Keypoints
- The Big Catch-Up (BCU) programme has vaccinated 18.3 million children across 36 countries between 2023 and March 2026.
- Over 100 million doses were delivered, specifically targeting children aged one to five who missed routine shots during COVID-19 disruptions.
- Out of those reached, 12.3 million were “zero-dose” children who had never received a single vaccine.
- Ethiopia and Nigeria led the progress, reaching 2.5 million and 2 million under-immunized children, respectively.
- Global health agencies (WHO, UNICEF, Gavi) warned that while the campaign was successful, measles outbreaks are rising, with 11 million cases reported in 2024.
Main Story
The massive effort to repair the damage done to global health by the COVID-19 pandemic has reached a major milestone.
On Friday, April 24, 2026—marking the start of World Immunization Week—WHO, UNICEF, and Gavi revealed that the “Big Catch-Up” initiative has successfully put 18.3 million children back on the path to health.
The program focused on the “missing generation” of children born during pandemic lockdowns who were bypassed by traditional infant immunization schedules.
The initiative has fundamentally changed how health systems operate by proving that routine immunization can be scaled to reach older children (ages 1–5).
Beyond just administering shots, the BCU invested in the “last mile” of healthcare, training workers to track down unvaccinated children in conflict zones and fragile regions.
While the program officially concluded in March 2026, it has left behind a digital and physical infrastructure for monitoring coverage that health leaders hope will prevent future “equity gaps” in global medicine.
The Issues
The primary challenge is the routine-sustainability gap; while mass catch-up campaigns like BCU are effective at clearing backlogs, they are resource-intensive and cannot replace a functioning daily immunization system. Authorities must solve the problem of rising vaccine hesitancy, which combined with declining coverage caused measles outbreaks to triple globally since 2021.
Furthermore, there is a conflict-zone logistics risk; the 36 countries targeted by the BCU account for 60% of the world’s zero-dose children, many of whom live in areas where displacement and war make consistent healthcare nearly impossible.

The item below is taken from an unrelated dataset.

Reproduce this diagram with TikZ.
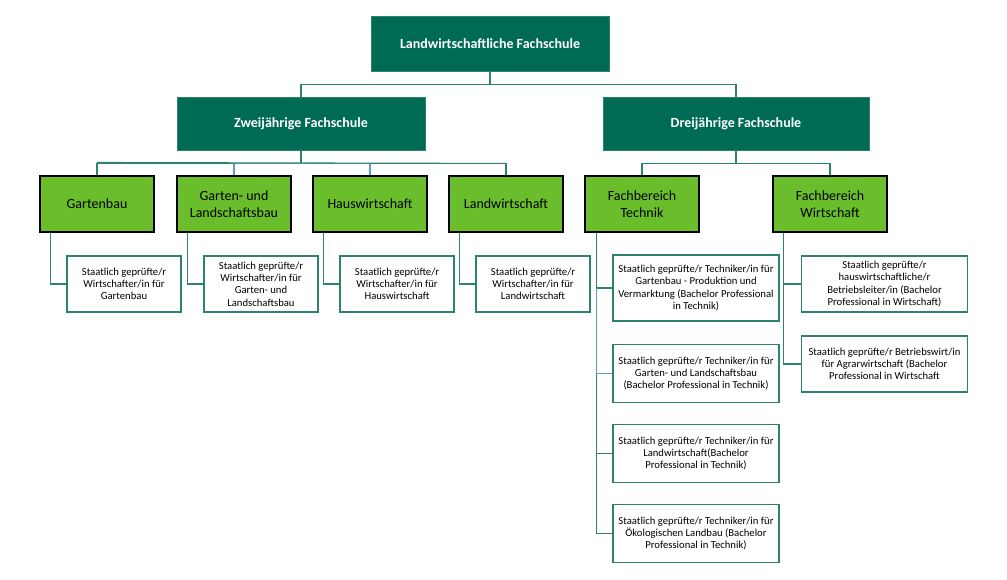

To succeed, the “Immunization Agenda 2030” must ensure that the policy updates made during the BCU—such as expanded age eligibility—become a permanent part of national health laws.
What’s Being Said
- “The Big Catch-up has helped to undo one of the pandemic’s major negative consequences,” stated Tedros Ghebreyesus, Director-General of the WHO.
- UNICEF Executive Director Catherine Russell warned that while millions were reached, “many more remain out of reach,” requiring long-term health system investment.
- Sania Nishtar, CEO of Gavi, described the initiative as “proof of what coordinated global action can achieve” when governments and communities collaborate.
- Global health estimates for 2024 showed 14.3 million infants still did not receive a single routine vaccine, highlighting the “persistent gaps” that remain.
What’s Next
- Health ministries in the 36 participating countries are expected to integrate the BCU monitoring systems into their permanent national health databases.
- A major push is anticipated during World Immunization Week 2026 to secure funding for the second half of the “Immunization Agenda 2030.”
- Nigeria and Ethiopia will likely serve as case study hubs to teach other nations how to identify and vaccinate “zero-dose” children in high-density urban and remote rural areas.
- International monitors will keep a close eye on measles transmission rates in late 2026 to see if the 100 million catch-up doses have successfully blunted the surge in global outbreaks.
Bottom Line
The Big Catch-Up has successfully “stopped the bleeding” caused by pandemic-era health service collapses. However, with 11 million measles cases still being reported annually, the transition from emergency catch-up campaigns to rock-solid routine healthcare is the next great challenge for global stability.